OK, that chant can stop now. First, the anger and frustration. Let’s start with the obvious. The World Cup is not the Gold Cup and with the U.S. in desperate need of an attacking option in their round of 16 match with Belgium, Jurgen Klinsmann left himself scant options well before boarding the plane for Brazil.
Jozy Altidore was probably 50 percent, Aron Johannsson did not perform well in relief of Altidore in the U.S.’s first group stage match against Ghana. All that was left was wonder-poacher Chris Wondolowski of San Jose Earthquake and 2013 Gold Cup fame.

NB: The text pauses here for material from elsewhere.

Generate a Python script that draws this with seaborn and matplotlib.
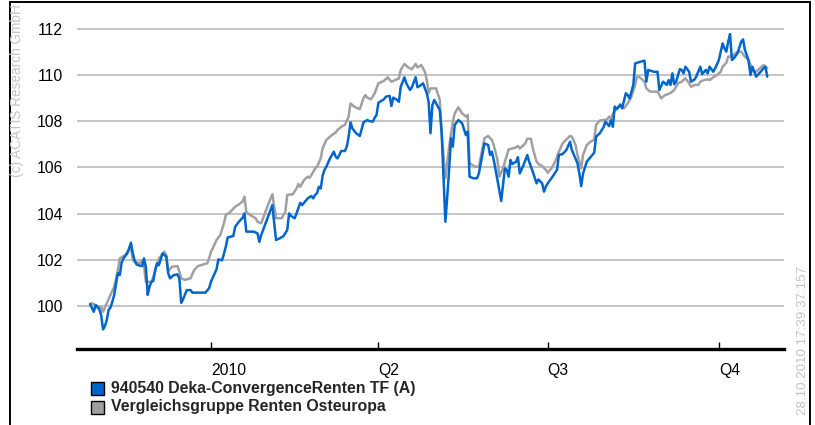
import numpy as np
import pandas as pd
import seaborn as sns
import matplotlib.pyplot as plt
from matplotlib.patches import Rectangle

fund_name = '940540 Deka-ConvergenceRenten TF (A)'
peer_name = 'Vergleichsgruppe Renten Osteuropa'

# Tage ab 01.01.2010 / indexierter Wert (Start = 100)
fund_days = [-65, -63, -62, -60, -59, -58, -57, -56, -55, -54, -53, -52, -51, -50, -49, -48, -47, -45, -44, -43,
             -42, -41, -40, -38, -37, -36, -35, -34, -33, -32, -31, -30, -29, -28, -27, -26, -25, -24, -23, -22,
             -20, -18, -17, -16, -15, -13, -11, -10, -3, -1, 0, 3, 4, 6, 8, 9, 12, 13, 15, 17,
             18, 19, 23, 25, 26, 27, 29, 31, 33, 34, 35, 37, 39, 41, 42, 43, 45, 46, 48, 49,
             51, 52, 54, 55, 56, 57, 58, 59, 60, 61, 62, 64, 66, 67, 68, 69, 70, 72, 73, 74,
             75, 76, 78, 80, 82, 84, 85, 87, 88, 89, 90, 93, 94, 96, 97, 98, 100, 101, 102, 104,
             105, 107, 108, 110, 111, 113, 114, 116, 117, 118, 119, 120, 121, 123, 124, 125, 126, 127, 128, 129,
             130, 131, 133, 135, 137, 138, 139, 141, 143, 144, 147, 149, 150, 151, 152, 154, 156, 158, 159, 160,
             161, 162, 164, 165, 166, 168, 170, 171, 173, 175, 176, 178, 179, 180, 181, 183, 185, 186, 187, 189,
             191, 193, 194, 197, 198, 199, 200, 202, 204, 206, 207, 209, 211, 212, 214, 215, 216, 217, 218, 220,
             221, 223, 224, 225, 227, 228, 231, 233, 234, 235, 238, 240, 241, 243, 245, 246, 247, 248, 249, 250,
             252, 253, 254, 255, 257, 258, 260, 261, 263, 264, 266, 267, 268, 270, 271, 273, 275, 276, 277, 278,
             279, 280, 281, 283, 285, 286, 287, 288, 289, 290, 291, 292, 293, 295, 297, 298, 299]
fund_vals = [100.09, 99.75, 100.04, 99.86, 99.60, 98.99, 99.13, 99.39, 99.83, 99.94, 100.19, 100.48, 100.98, 101.42, 101.34, 101.89, 102.06, 102.28, 102.50, 102.74,
             102.28, 101.96, 101.80, 101.74, 101.73, 102.06, 101.70, 100.48, 100.84, 101.05, 101.08, 101.56, 101.85, 101.77, 102.02, 102.28, 102.21, 102.13, 101.42, 101.20,
             101.34, 101.37, 101.20, 100.14, 100.29, 100.69, 100.69, 100.58, 100.58, 100.77, 101.05, 101.59, 102.02, 101.98, 102.57, 102.97, 103.03, 103.43, 103.65, 103.82,
             104.01, 103.22, 103.22, 103.15, 102.78, 103.07, 103.51, 103.94, 104.37, 103.58, 102.86, 102.93, 103.03, 103.29, 104.01, 103.90, 103.80, 104.01, 104.47, 104.37,
             104.56, 104.66, 104.76, 104.66, 104.81, 104.88, 105.16, 105.09, 105.63, 105.89, 106.03, 106.39, 106.68, 106.47, 106.39, 106.54, 106.71, 106.71, 106.90, 107.33,
             107.95, 107.69, 107.48, 107.36, 107.95, 108.05, 108.01, 107.98, 108.15, 108.27, 108.80, 108.95, 109.06, 109.10, 108.66, 109.02, 108.92, 108.84, 109.49, 109.90,
             109.64, 109.35, 109.47, 109.90, 109.47, 109.57, 109.64, 109.21, 108.84, 107.48, 108.70, 108.92, 108.77, 108.48, 107.48, 105.60, 103.65, 104.73, 105.89, 107.26,
             106.90, 107.84, 108.05, 107.91, 107.40, 107.55, 105.60, 105.53, 105.53, 105.74, 107.04, 106.97, 106.54, 106.68, 106.32, 105.45, 104.55, 105.96, 105.89, 105.60,
             106.32, 106.15, 106.25, 106.44, 105.74, 106.10, 106.54, 106.25, 105.81, 105.31, 105.48, 105.31, 104.95, 105.17, 105.31, 105.53, 105.77, 105.89, 106.54, 106.58,
             106.75, 107.11, 106.75, 106.18, 105.74, 105.19, 105.74, 106.25, 106.44, 106.64, 107.33, 107.48, 107.74, 107.98, 107.79, 108.05, 107.76, 108.63, 108.52, 108.70,
             108.56, 109.21, 109.13, 108.99, 109.57, 110.50, 110.58, 110.62, 109.71, 110.22, 110.14, 110.14, 109.35, 109.71, 109.57, 109.78, 109.57, 110.07, 109.60, 109.71,
             110.25, 110.22, 110.07, 110.36, 110.14, 109.71, 109.81, 109.96, 110.36, 110.04, 110.22, 110.07, 110.36, 110.14, 110.29, 110.65, 111.37, 111.15, 111.01, 111.44,
             111.77, 110.65, 110.72, 110.94, 111.44, 111.54, 111.08, 110.87, 110.58, 110.00, 110.36, 110.14, 109.93, 110.10, 110.29, 110.36, 109.93]

peer_days = [-65, -64, -61, -59, -58, -56, -52, -50, -49, -46, -44, -43, -42, -41, -38, -37, -36, -35, -32, -30,
             -28, -25, -24, -23, -21, -18, -17, -16, -14, -11, -9, -7, -2, -1, 0, 1, 3, 5, 7, 8,
             10, 13, 15, 17, 18, 19, 21, 24, 25, 27, 28, 31, 33, 34, 35, 38, 40, 41, 44, 46,
             47, 48, 50, 52, 53, 54, 56, 57, 59, 60, 62, 65, 67, 68, 70, 72, 74, 75, 77, 80,
             82, 83, 84, 86, 88, 90, 93, 95, 97, 99, 101, 102, 104, 106, 108, 110, 111, 113, 115, 116,
             117, 118, 121, 123, 124, 126, 128, 130, 131, 133, 135, 137, 138, 139, 142, 144, 147, 149, 151, 152,
             154, 155, 157, 158, 160, 162, 164, 165, 166, 169, 170, 172, 173, 175, 176, 178, 180, 181, 183, 185,
             187, 189, 191, 193, 194, 196, 197, 199, 200, 202, 204, 206, 207, 209, 211, 213, 214, 215, 217, 219,
             220, 221, 222, 224, 226, 228, 229, 230, 233, 234, 236, 240, 242, 244, 246, 248, 249, 251, 253, 255,
             257, 258, 260, 262, 263, 265, 267, 268, 270, 272, 274, 275, 277, 278, 280, 282, 283, 285, 287, 289,
             291, 293, 295, 297, 299]
peer_vals = [100.05, 100.12, 100.00, 99.95, 99.75, 100.12, 100.84, 101.56, 102.06, 102.21, 102.42, 102.55, 101.99, 101.92, 101.85, 101.99, 101.77, 101.05, 101.05, 101.49,
             102.06, 102.35, 102.21, 101.49, 101.70, 101.73, 101.49, 101.20, 101.13, 101.20, 101.56, 101.73, 101.85, 102.06, 102.35, 102.50, 102.86, 103.07, 103.58, 103.94,
             104.04, 104.30, 104.40, 104.52, 104.73, 104.08, 103.94, 103.80, 103.65, 103.58, 103.80, 104.45, 104.84, 104.30, 103.80, 103.80, 104.08, 104.81, 104.84, 105.09,
             105.28, 105.16, 105.45, 105.60, 105.55, 105.67, 105.96, 106.03, 106.39, 106.82, 107.19, 107.40, 107.50, 107.62, 107.76, 107.84, 108.20, 108.77, 108.63, 108.52,
             109.00, 109.13, 109.02, 108.95, 109.21, 109.64, 109.75, 109.90, 109.71, 109.78, 109.85, 110.22, 110.48, 110.33, 110.25, 110.48, 110.33, 110.43, 110.14, 109.78,
             109.21, 109.42, 109.42, 108.92, 107.48, 105.53, 106.90, 107.98, 108.34, 108.60, 108.34, 108.20, 108.27, 106.18, 106.03, 106.03, 107.26, 107.36, 107.19, 106.97,
             106.32, 105.60, 105.96, 106.25, 106.78, 106.82, 106.87, 106.93, 106.82, 107.04, 107.24, 107.24, 106.82, 106.25, 106.15, 106.06, 105.89, 105.77, 105.96, 106.25,
             106.68, 107.04, 107.21, 107.36, 107.33, 106.97, 106.54, 105.96, 106.54, 106.97, 107.11, 107.21, 107.84, 108.03, 108.05, 108.08, 108.20, 108.13, 108.48, 108.63,
             108.74, 108.63, 108.56, 108.77, 109.06, 109.57, 109.93, 109.93, 109.71, 109.42, 109.28, 109.28, 108.99, 109.13, 109.18, 109.28, 109.35, 109.64, 109.71, 109.86,
             109.64, 109.49, 109.57, 109.57, 109.71, 109.78, 109.81, 109.78, 109.90, 110.00, 110.14, 110.36, 110.53, 110.79, 110.82, 110.94, 111.01, 111.01, 110.79, 110.65,
             110.22, 110.14, 110.29, 110.43, 110.29]

tick_dates = ['2010-01-01', '2010-04-01', '2010-07-01', '2010-10-01']
tick_labels = ['2010', 'Q2', 'Q3', 'Q4']
y_ticks = [100, 102, 104, 106, 108, 110, 112]

fund_color = '#0066cc'
peer_color = '#a0a0a0'

start = pd.Timestamp('2010-01-01')
df = pd.concat([
    pd.DataFrame({'date': start + pd.to_timedelta(peer_days, unit='D'), 'value': peer_vals, 'series': peer_name}),
    pd.DataFrame({'date': start + pd.to_timedelta(fund_days, unit='D'), 'value': fund_vals, 'series': fund_name}),
], ignore_index=True)

sns.set_theme(style='white')
plt.rcParams['font.family'] = ['Liberation Sans', 'DejaVu Sans']

W, H = 815, 425
fig = plt.figure(figsize=(W / 100, H / 100), dpi=100)
ax = fig.add_axes([77 / W, 1 - 349 / H, 707 / W, 344 / H])

sns.lineplot(data=df, x='date', y='value', hue='series', hue_order=[peer_name, fund_name],
             palette={peer_name: peer_color, fund_name: fund_color},
             estimator=None, legend=False, lw=1.8, ax=ax)

ax.set_xlim(start - pd.Timedelta(days=72), start + pd.Timedelta(days=308))
ax.set_ylim(98.14, 113.03)
ax.set_yticks(y_ticks)
ax.set_yticklabels([str(v) for v in y_ticks])
ax.set_xticks(pd.to_datetime(tick_dates))
ax.set_xticklabels(tick_labels, ha='left')
ax.set_xlabel('')
ax.set_ylabel('')

ax.yaxis.grid(True, color='#b4b4b4', lw=1.1)
ax.xaxis.grid(False)
ax.set_axisbelow(True)
for s in ['top', 'right', 'left']:
    ax.spines[s].set_visible(False)
ax.spines['bottom'].set_color('black')
ax.spines['bottom'].set_linewidth(2.4)
ax.tick_params(axis='y', length=0, pad=10, labelsize=11.3, labelcolor='black')
ax.tick_params(axis='x', direction='in', length=5, width=1, color='black', pad=10,
               labelsize=11.3, labelcolor='black', bottom=True)

# Rahmen
fig.add_artist(Rectangle((10 / W, -0.1), 800 / W, 1 - 2 / H + 0.1, transform=fig.transFigure,
                         fill=False, ec='black', lw=1.4))

# Legende
for i, (name, col) in enumerate([(fund_name, fund_color), (peer_name, peer_color)]):
    y0 = 381.5 + i * 19
    fig.add_artist(Rectangle((91 / W, 1 - (y0 + 13) / H), 13 / W, 13 / H, transform=fig.transFigure,
                             fc=col, ec='black', lw=1.0))
    fig.text(111 / W, 1 - (y0 + 6.5) / H, name, fontsize=11.4, fontweight='bold', va='center', ha='left')

fig.text(17 / W, 1 - 4 / H, '(c) ACATIS Research GmbH', rotation=90, color='#c4c4c4',
         fontsize=9.8, ha='center', va='top')
fig.text(803 / W, 1 - 415 / H, '28.10.2010 17:39:37:157', rotation=90, color='#c4c4c4',
         fontsize=9.6, ha='center', va='bottom')

fig.savefig('out.png', dpi=100)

Now, scapegoating is cheap and easy when it comes to a demoralizing result in a sporting contest.
We’ve all failed, and probably on way smaller stages than a match with a worldwide audience, so to lay the U.S.’s loss at the feet of a 31-year old striker who had a penchant for scoring goals for his country (five goals at the 2013 Gold Cup) seems harsh.
Still, Wondo’s miss in the dying embers of regulation against Belgium is hard to stomach:
So was Clint Dempsey’s in extra time. Images you’d like to photoshop in your mind. Change the aspect ratio and therefore the outcome. A comeback from 2-nil down in extra time would have been exhilarating. But such is football. Such is life.

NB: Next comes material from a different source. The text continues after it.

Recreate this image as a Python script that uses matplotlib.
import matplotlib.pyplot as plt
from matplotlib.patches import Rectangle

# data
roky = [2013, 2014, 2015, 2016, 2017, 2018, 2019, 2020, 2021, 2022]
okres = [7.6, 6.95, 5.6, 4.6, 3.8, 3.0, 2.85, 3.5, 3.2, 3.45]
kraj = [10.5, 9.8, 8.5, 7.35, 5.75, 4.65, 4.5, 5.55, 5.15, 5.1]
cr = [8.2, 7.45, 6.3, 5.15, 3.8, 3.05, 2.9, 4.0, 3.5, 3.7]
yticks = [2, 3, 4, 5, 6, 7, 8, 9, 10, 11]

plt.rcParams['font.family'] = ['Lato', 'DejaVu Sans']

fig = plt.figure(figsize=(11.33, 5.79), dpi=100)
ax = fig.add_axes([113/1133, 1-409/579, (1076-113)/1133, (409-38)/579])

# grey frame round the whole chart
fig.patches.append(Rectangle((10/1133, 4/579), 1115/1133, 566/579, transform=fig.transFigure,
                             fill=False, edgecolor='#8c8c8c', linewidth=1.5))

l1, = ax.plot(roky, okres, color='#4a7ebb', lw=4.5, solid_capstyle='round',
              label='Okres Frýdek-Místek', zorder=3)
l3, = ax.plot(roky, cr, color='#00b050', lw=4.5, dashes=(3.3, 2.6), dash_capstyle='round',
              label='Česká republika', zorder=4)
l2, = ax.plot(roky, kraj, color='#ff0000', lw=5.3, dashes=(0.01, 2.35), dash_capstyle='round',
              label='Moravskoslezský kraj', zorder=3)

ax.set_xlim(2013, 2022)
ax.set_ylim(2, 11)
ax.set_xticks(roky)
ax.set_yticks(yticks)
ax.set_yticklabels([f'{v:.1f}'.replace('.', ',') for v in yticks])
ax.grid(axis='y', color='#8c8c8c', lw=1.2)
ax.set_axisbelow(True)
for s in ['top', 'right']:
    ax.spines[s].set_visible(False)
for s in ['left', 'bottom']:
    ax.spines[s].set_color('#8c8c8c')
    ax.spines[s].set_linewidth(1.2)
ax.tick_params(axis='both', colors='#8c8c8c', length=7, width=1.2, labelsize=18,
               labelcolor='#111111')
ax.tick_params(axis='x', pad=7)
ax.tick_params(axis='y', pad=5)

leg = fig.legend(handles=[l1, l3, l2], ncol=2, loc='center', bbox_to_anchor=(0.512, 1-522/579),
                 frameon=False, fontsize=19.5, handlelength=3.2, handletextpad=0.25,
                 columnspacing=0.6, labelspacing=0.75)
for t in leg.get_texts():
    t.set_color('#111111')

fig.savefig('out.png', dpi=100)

— Kyle Clark (@KyleClark) July 1, 2014
Yeah, what he said.
In the end, it must be said that Klinsmann mismanaged his World Cup team selection and his use of Wondolowski—a man clearly overmatched by the weight of the moment—against Belgium was unfortunate.
Only the Italians know how to win a World Cup without dominant strikers and Klinsmann’s decision to not bring Landon Donovan (or some other dude like Julian Green) to the party proved to be fateful.

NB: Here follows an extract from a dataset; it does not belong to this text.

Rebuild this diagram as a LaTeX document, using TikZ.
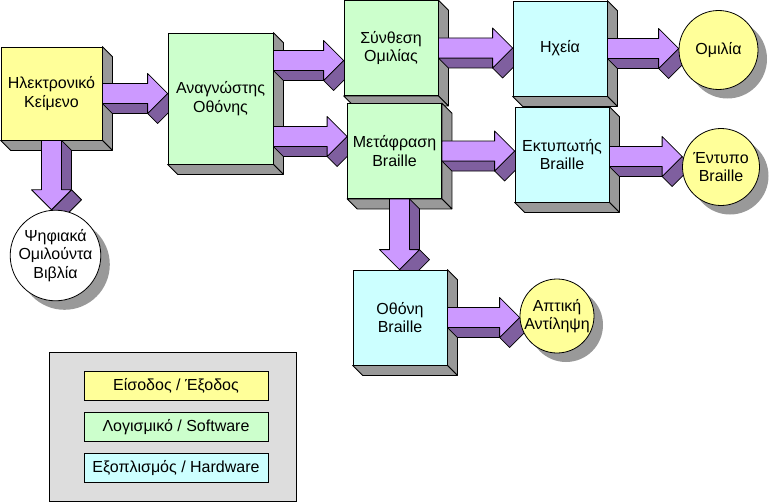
\documentclass[tikz,border=0pt]{standalone}
\usepackage{fontspec}
\setmainfont{Liberation Sans}
\usetikzlibrary{calc,shadows}
\definecolor{iofill}{HTML}{FFFF99}
\definecolor{swfill}{HTML}{CCFFCC}
\definecolor{hwfill}{HTML}{CCFFFF}
\definecolor{arrowfront}{HTML}{CC99FF}
\definecolor{arrowside}{HTML}{7F5F9F}
\definecolor{sidegray}{HTML}{999999}
\definecolor{legendfill}{HTML}{DDDDDD}
\pgfdeclarelayer{sides}
\pgfdeclarelayer{arrows}
\pgfsetlayers{sides,arrows,main}

\tikzset{
  txt/.style={font=\fontsize{16}{18.5}\selectfont},
  blk/.style={txt, draw, line width=0.8pt, align=center, minimum width=94pt, minimum height=95pt},
  io/.style={blk, fill=iofill},
  sw/.style={blk, fill=swfill},
  hw/.style={blk, fill=hwfill},
  circ/.style={txt, circle, draw, line width=0.8pt, align=center, inner sep=0pt,
    drop shadow={shadow xshift=9pt, shadow yshift=-9pt, fill=sidegray, opacity=1}},
  sidefill/.style={draw, line width=0.8pt, fill=sidegray, line join=round},
  afront/.style={draw, line width=0.8pt, fill=arrowfront, line join=round},
  aside/.style={draw, line width=0.8pt, fill=arrowside, line join=round},
  keybox/.style={txt, draw, line width=0.6pt, minimum width=184pt, minimum height=29pt}
}

\newcommand\boxsides[1]{%
  \filldraw[sidefill] (#1.north east) -- ($(#1.north east)+(10,10)$) -- ($(#1.south east)+(10,10)$) -- (#1.south east) -- cycle;
  \filldraw[sidefill] (#1.south west) -- ($(#1.south west)+(10,10)$) -- ($(#1.south east)+(10,10)$) -- (#1.south east) -- cycle;}

\newcommand\rarrow[3][0pt]{%
  \coordinate (s) at ([yshift=#1]#2.east);
  \coordinate (t) at (s -| #3.west);
  \coordinate (h) at ($(t)+(-20,0)$);
  \filldraw[aside] ($(s)+(0,10)$) -- ($(h)+(0,10)$) -- ($(h)+(10,20)$) -- ($(s)+(10,20)$) -- cycle;
  \filldraw[aside] ($(h)+(0,20)$) -- (t) -- ($(t)+(10,10)$) -- ($(h)+(10,30)$) -- cycle;
  \filldraw[afront] ($(s)+(0,-10)$) -- ($(h)+(0,-10)$) -- ($(h)+(0,-20)$) -- (t) -- ($(h)+(0,20)$) -- ($(h)+(0,10)$) -- ($(s)+(0,10)$) -- cycle;}

\newcommand\darrow[3][0pt]{%
  \coordinate (s) at ([xshift=#1]#2.south);
  \coordinate (t) at (s |- #3.north);
  \coordinate (h) at ($(t)+(0,-20)$);
  \filldraw[aside] ($(s)+(10,0)$) -- ($(h)+(10,0)$) -- ($(h)+(20,10)$) -- ($(s)+(20,10)$) -- cycle;
  \filldraw[aside] ($(h)+(20,0)$) -- (t) -- ($(t)+(10,10)$) -- ($(h)+(30,10)$) -- cycle;
  \filldraw[afront] ($(s)+(-10,0)$) -- ($(h)+(-10,0)$) -- ($(h)+(-20,0)$) -- (t) -- ($(h)+(20,0)$) -- ($(h)+(10,0)$) -- ($(s)+(10,0)$) -- cycle;}

\begin{document}
\begin{tikzpicture}[x=1pt, y=-1pt]
 \useasboundingbox (0,0) rectangle (774,503);

 \node[io, minimum width=101pt, minimum height=93pt] (etext) at (51.5,93.5) {Ηλεκτρονικό\\Κείμενο};
 \node[sw, minimum width=105pt, minimum height=131pt] (reader) at (220.5,98.5) {Αναγνώστης\\Οθόνης};
 \node[sw] (synth) at (391,48) {Σύνθεση\\Ομιλίας};
 \node[sw] (transl) at (394.5,151) {Μετάφραση\\Braille};
 \node[hw] (speakers) at (560,48.5) {Ηχεία};
 \node[hw] (printer) at (562,154.5) {Εκτυπωτής\\Braille};
 \node[hw] (bdisplay) at (400,317.5) {Οθόνη\\Braille};

 \node[circ, fill=iofill, minimum size=79pt] (speech) at (718.5,50) {Ομιλία};
 \node[circ, fill=iofill, minimum size=77pt] (printed) at (721,167) {Έντυπο\\Braille};
 \node[circ, fill=iofill, minimum size=74pt] (tactile) at (557,316) {Απτική\\Αντίληψη};
 \node[circ, fill=white, minimum size=85pt] (dtb) at (55.5,255.5) {Ψηφιακά\\Ομιλούντα\\Βιβλία};

 \begin{pgfonlayer}{sides}
  \foreach \b in {etext,reader,synth,transl,speakers,printer,bdisplay}
   {\boxsides{\b}}
 \end{pgfonlayer}

 \begin{pgfonlayer}{arrows}
  \rarrow{etext}{reader}
  \rarrow[38pt]{reader}{synth}
  \rarrow[-38pt]{reader}{transl}
  \rarrow{synth}{speakers}
  \rarrow{transl}{printer}
  \rarrow{speakers}{speech}
  \rarrow[-2pt]{printer}{printed}
  \rarrow{bdisplay}{tactile}
  \darrow{etext}{dtb}
  \darrow[5pt]{transl}{bdisplay}
 \end{pgfonlayer}

 \node[draw, line width=0.8pt, fill=legendfill, minimum width=247pt, minimum height=149pt] (legend) at (172.5,426.5) {};
 \node[keybox, fill=iofill] (lio) at (176,385.5) {Είσοδος / Έξοδος};
 \node[keybox, fill=swfill] (lsw) at (176,427) {Λογισμικό / Software};
 \node[keybox, fill=hwfill] (lhw) at (176,468) {Εξοπλισμός / Hardware};
\end{tikzpicture}
\end{document}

Once the USA hype machine gets going, bad things usually happen. So while it’s great that more Americans finally gave soccer a chance this World Cup, the borderline jingoism was starting to get annoying.
The grapes are always a bit sour after a defeat like this, but there is hope that the U.S. will be further along in four years time when the Cup moves to Mother Russia. Klinsmann may have his shortcomings but his blueprint is in place, and he helped create a furor around his team by exceeding global expectations.
Klinsmann’s insistence that his players play at top clubs in Europe (or elsewhere) in order to compete on the world stage holds gallons of water. In the defining match of the Cup for Team USA, most of his MLS-based players looked a step behind or ineffective.
Sadly this applies to Michael Bradley (Toronto FC), Clint Dempsey (Seattle), Wondolowski (San Jose Earthquakes) and even Matt Besler (Sporting Kansas City) who played admirably all tournament long but was outchallenged by Romelu Lukaku, allowing him to play the ball in for Kevin De Bruyne’s goal and was beaten again on Lukaku’s decisive second goal in extra time.
Bashing MLS is also convenient, but you can’t necessarily blame American players for wanting to play in their domestic league, even if it is cut-rate by world standards.
However, this is the mentality that needs to change in the American soccer mind if the nation ever wants to really compete for a World Cup title. The MLS is not there yet and probably will never be a top league. It is a destination for aging European and South American stars and a decent breeding ground for young American talent, but it can’t hold a match to the EPL, La Liga or the Bundesliga.
America’s best players must play against the best in the world at the club level. If they don’t, Team USA will never ascend past the quarterfinal of a World Cup (the U.S. managed this feat in 2002).
The World Cup cycle always seems longest immediately after your favorite team gets sent home. The next stage in American soccer fandom will be to watch the rest of the tournament and marvel at the teams that are still in it.
While the U.S. outlasted sides like England, Italy and Spain, the party is over for now. It’s time to simply enjoy the rest of the World Cup ride and hope it’s a longer one for your national side in four years’ time.